Aus der mehr oder weniger zentralen Bedeutung des einzelnen Dogmas ergibt sich, dass manche Dogmen ausdrücklich mit der Notwendigkeit des Mittels, also unter der Gefahr des Heilsverlustes, zu glauben sind. Dass Christus der Sohn Gottes ist, ist beispielsweise eine solche Wahrheit. Sie sind mit der Notwendigkeit des Mittels zu glauben, d.h. sie sind unentbehrlich für den heilbringenden, für den rechtfertigenden Glauben. Für andere besteht eine Glaubenspflicht kraft Gebotes. Sie müssen auch geglaubt werden, weil Gott es gebietet. Aber es genügt bei unverschuldeter Unwissenheit oder bei unverschuldetem Irrtum ein einschlussweiser Glaube – ein einschlussweiser Glaube. Der einschlussweise Glaube besagt, dass der einfache Gläubige, der nicht theologisch gebildet ist, in seinem noch unentfalteten Glauben den gesamten Inhalt des Glaubens mit bejaht. Er glaubt, was die Kirche glaubt. Das ist der einschlussweise Glaube. Nicht jeder kann alle Einzelheiten des Glaubensgebäudes beherrschen, und deswegen ist es ein großer Segen, dass die Kirche lehrt: Für den Gläubigen genügt der einschlussweise Glaube, dass er mit seinem Bekenntnis zu Christus alle Wahrheiten der Kirche mit bejaht.

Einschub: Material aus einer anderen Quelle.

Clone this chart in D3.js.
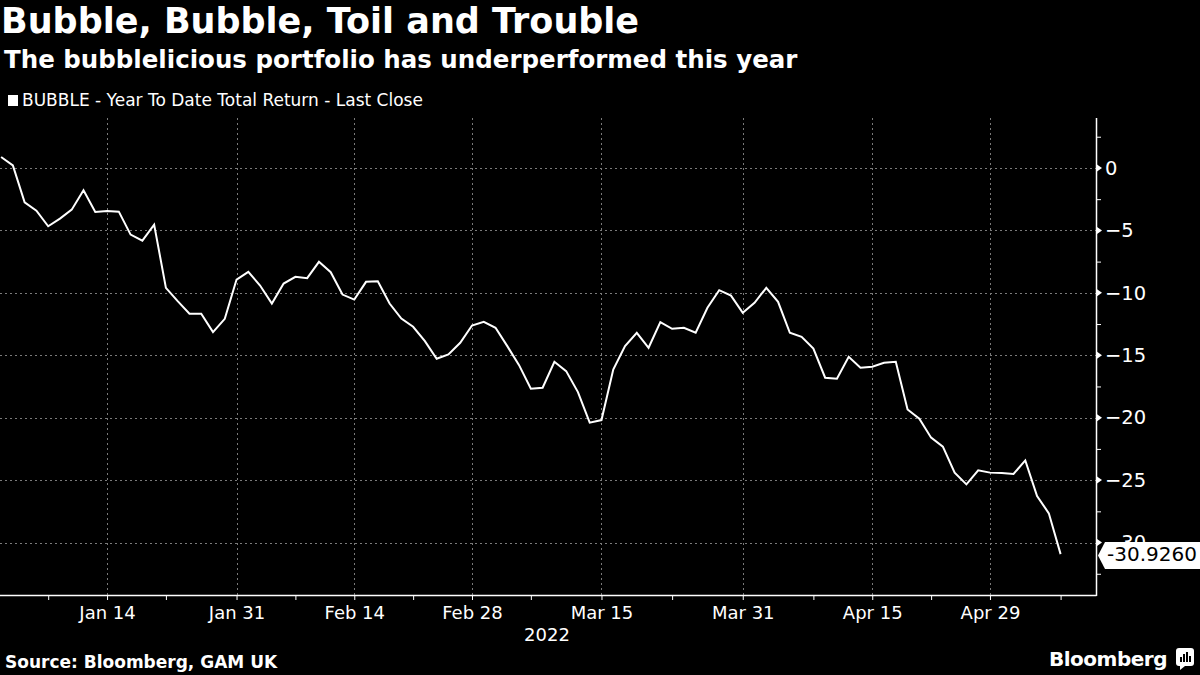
<!DOCTYPE html>
<html>
<head>
<meta charset="utf-8">
<script src="https://cdn.jsdelivr.net/npm/d3@7"></script>
<style>
  html, body { margin: 0; padding: 0; background: #000; }
  svg { display: block; }
  text { font-family: 'DejaVu Sans', sans-serif; fill: #fff; }
</style>
</head>
<body>
<div id="container"></div>
<script>
// chart data
const firstDay = '2022-01-03';
const lastDay = '2022-05-09';
const ytdReturn = [
  0.88, 0.21, -2.75, -3.42, -4.67, -4.06, -3.34, -1.79, -3.52, -3.44,
  -3.5, -5.34, -5.82, -4.54, -9.6, -10.67, -11.68, -11.68, -13.15, -12.08,
  -8.94, -8.32, -9.42, -10.86, -9.26, -8.72, -8.83, -7.52, -8.35, -10.14,
  -10.54, -9.12, -9.07, -10.86, -12.06, -12.72, -13.87, -15.28, -14.94, -14.0,
  -12.62, -12.32, -12.8, -14.27, -15.79, -17.68, -17.6, -15.52, -16.27, -17.95,
  -20.4, -20.19, -16.14, -14.27, -13.2, -14.4, -12.35, -12.88, -12.8, -13.2,
  -11.2, -9.79, -10.22, -11.6, -10.8, -9.6, -10.72, -13.2, -13.52, -14.46,
  -16.8, -16.88, -15.12, -16.0, -15.92, -15.6, -15.52, -19.34, -20.08, -21.6,
  -22.32, -24.4, -25.34, -24.22, -24.4, -24.43, -24.51, -23.42, -26.27, -27.66,
  -30.926
];
const lastValueLabel = '-30.9260';
const xTickDates = ['2022-01-14', '2022-01-31', '2022-02-14', '2022-02-28',
                    '2022-03-15', '2022-03-31', '2022-04-15', '2022-04-29'];
const xTickLabels = ['Jan 14', 'Jan 31', 'Feb 14', 'Feb 28', 'Mar 15', 'Mar 31', 'Apr 15', 'Apr 29'];
const xMinorDates = ['2022-01-07', '2022-01-21', '2022-02-07', '2022-02-21', '2022-03-07',
                     '2022-03-23', '2022-04-08', '2022-04-22', '2022-05-09'];
const yTicks = [0, -5, -10, -15, -20, -25, -30];
const yMinorTicks = [2.5, -2.5, -7.5, -12.5, -17.5, -22.5, -27.5, -32.5];

// trading days (weekdays) from first to last day
const fmt = d3.utcFormat('%Y-%m-%d');
const days = d3.utcDay.range(new Date(firstDay), d3.utcDay.offset(new Date(lastDay), 1))
  .filter(d => d.getUTCDay() !== 0 && d.getUTCDay() !== 6)
  .map(fmt);
const data = days.map((d, i) => ({ day: d, value: ytdReturn[i] }));

// svg dimensions
const w = 1200;
const h = 675;
const plotLeft = 0;
const plotRight = 1096;
const plotTop = 118;
const plotBottom = 595;

const svg = d3.select('#container')
  .append('svg')
  .attr('width', w)
  .attr('height', h);

svg.append('rect').attr('width', w).attr('height', h).attr('fill', '#000');

// scales
const xScale = d3.scalePoint()
  .domain(days)
  .range([1.1, 1060.6]);

const yScale = d3.scaleLinear()
  .domain([4, -34.2])
  .range([plotTop, plotBottom]);

// title block
svg.append('text')
  .attr('x', 1).attr('y', 33)
  .style('font-size', '35px').style('font-weight', 'bold')
  .text('Bubble, Bubble, Toil and Trouble');

svg.append('text')
  .attr('x', 4).attr('y', 68)
  .style('font-size', '24.5px').style('font-weight', 'bold')
  .text('The bubblelicious portfolio has underperformed this year');

svg.append('rect')
  .attr('x', 8).attr('y', 95).attr('width', 10).attr('height', 11)
  .attr('fill', '#fff');

svg.append('text')
  .attr('x', 22).attr('y', 106)
  .style('font-size', '17px')
  .text('BUBBLE - Year To Date Total Return - Last Close');

// gridlines
const grid = svg.append('g').attr('stroke', '#7a7a7a').attr('stroke-width', 1)
  .attr('stroke-dasharray', '2,3');

grid.selectAll('.hgrid')
  .data(yTicks)
  .join('line')
  .attr('x1', plotLeft).attr('x2', plotRight)
  .attr('y1', d => Math.round(yScale(d)) + 0.5)
  .attr('y2', d => Math.round(yScale(d)) + 0.5);

grid.selectAll('.vgrid')
  .data(xTickDates)
  .join('line')
  .attr('x1', d => Math.round(xScale(d)) + 0.5)
  .attr('x2', d => Math.round(xScale(d)) + 0.5)
  .attr('y1', plotTop).attr('y2', plotBottom);

// x axis
const xAxis = d3.axisBottom(xScale)
  .tickValues(xTickDates)
  .tickFormat((d, i) => xTickLabels[i])
  .tickSize(5)
  .tickPadding(6)
  .tickSizeOuter(0);

const gx = svg.append('g')
  .attr('transform', `translate(0, ${plotBottom})`)
  .call(xAxis);
gx.select('.domain').remove();
gx.selectAll('line').attr('stroke', '#fff');
gx.selectAll('text')
  .style('font-size', '18px')
  .style('font-family', "'DejaVu Sans', sans-serif")
  .attr('fill', '#fff');

const gxMinor = svg.append('g')
  .attr('transform', `translate(0, ${plotBottom})`)
  .call(d3.axisBottom(xScale).tickValues(xMinorDates).tickFormat('').tickSize(5).tickSizeOuter(0));
gxMinor.select('.domain').remove();
gxMinor.selectAll('line').attr('stroke', '#fff');

svg.append('text')
  .attr('x', 547).attr('y', 641)
  .attr('text-anchor', 'middle')
  .style('font-size', '18px')
  .text('2022');

// axis frame lines
svg.append('line')
  .attr('x1', plotLeft).attr('x2', plotRight + 0.5)
  .attr('y1', plotBottom + 0.5).attr('y2', plotBottom + 0.5)
  .attr('stroke', '#fff').attr('stroke-width', 1.5);

svg.append('line')
  .attr('x1', plotRight + 0.5).attr('x2', plotRight + 0.5)
  .attr('y1', plotTop).attr('y2', plotBottom + 1)
  .attr('stroke', '#fff').attr('stroke-width', 1.5);

// y axis, right side
const yAxis = d3.axisRight(yScale)
  .tickValues(yTicks)
  .tickFormat(d3.format('d'))
  .tickSize(0)
  .tickPadding(9);

const gy = svg.append('g')
  .attr('transform', `translate(${plotRight}, 0)`)
  .call(yAxis);
gy.select('.domain').remove();
gy.selectAll('text')
  .style('font-size', '19.5px')
  .style('font-family', "'DejaVu Sans', sans-serif")
  .attr('fill', '#fff');

// triangle markers on major ticks
svg.append('g').selectAll('path')
  .data(yTicks)
  .join('path')
  .attr('d', d => {
    const y = yScale(d);
    return `M${plotRight + 1},${y - 3.5} L${plotRight + 6},${y} L${plotRight + 1},${y + 3.5} Z`;
  })
  .attr('fill', '#fff');

// minor ticks
const gyMinor = svg.append('g')
  .attr('transform', `translate(${plotRight}, 0)`)
  .call(d3.axisRight(yScale).tickValues(yMinorTicks).tickFormat('').tickSize(5));
gyMinor.select('.domain').remove();
gyMinor.selectAll('line').attr('stroke', '#fff');

// the line
const line = d3.line()
  .x(d => xScale(d.day))
  .y(d => yScale(d.value));

svg.append('path')
  .datum(data)
  .attr('d', line)
  .attr('fill', 'none')
  .attr('stroke', '#fff')
  .attr('stroke-width', 2)
  .attr('stroke-linejoin', 'miter');

// last value tag
const lastY = yScale(ytdReturn[ytdReturn.length - 1]);
svg.append('path')
  .attr('d', `M${plotRight + 2},${lastY + 1.5} L${plotRight + 9},${lastY - 12} L${w},${lastY - 12} L${w},${lastY + 15} L${plotRight + 9},${lastY + 15} Z`)
  .attr('fill', '#fff');

svg.append('text')
  .attr('x', 1107).attr('y', lastY + 1.5)
  .attr('dominant-baseline', 'middle')
  .style('font-size', '20px')
  .style('fill', '#000')
  .text(lastValueLabel);

// footer
svg.append('text')
  .attr('x', 5).attr('y', 668)
  .style('font-size', '17px').style('font-weight', 'bold')
  .text('Source: Bloomberg, GAM UK');

svg.append('text')
  .attr('x', 1167).attr('y', 666)
  .attr('text-anchor', 'end')
  .style('font-size', '20px').style('font-weight', 'bold')
  .style('letter-spacing', '-0.5px')
  .text('Bloomberg');

// small logo mark
const logo = svg.append('g').attr('transform', 'translate(1176, 648)');
logo.append('rect').attr('width', 18).attr('height', 18).attr('rx', 3).attr('fill', '#fff');
logo.append('path').attr('d', 'M4,18 L4,22 L9,18 Z').attr('fill', '#fff');
logo.selectAll('.bar')
  .data([[4, 9], [7, 6], [10, 4], [13, 8]])
  .join('rect')
  .attr('x', d => d[0]).attr('y', d => d[1])
  .attr('width', 2).attr('height', d => 14 - d[1])
  .attr('fill', '#000');
</script>
</body>
</html>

Gott ist der wesentliche Inhalt des Glaubens. Er ist auch der innere Beweggrund des Glaubens, d.h. wir glauben, weil wir überzeugt sind, dass Gott sich geoffenbart hat und die Annahme der Offenbarung befiehlt. Gott der Inhalt, Gott der Beweggrund des Glaubens. Als Inhalt glauben wir an Gott als die absolute objektive Wahrheit. Als Beweggrund glauben wir an Gott wegen seiner absoluten Wahrhaftigkeit. Gott kann nicht täuschen und will nicht täuschen. Christus sagt ja von sich: „Der mich gesandt hat, ist wahrhaft. Und was ich von ihm gehört habe, rede ich in der Welt.“ Wer an den Sohn Gottes glaubt, hat das Zeugnis Gottes in sich, das Zeugnis Gottes. Wer dem Sohne nicht glaubt, macht ihn zum Lügner. Wenn wir Gott als Erkenntnisgrund bezeichnen, dann meinen wir damit, dass wir gleichsam mit den Gedanken Gottes denken. Wir denken im Glauben, so wie Gott denkt, und wir denken das, was er denkt.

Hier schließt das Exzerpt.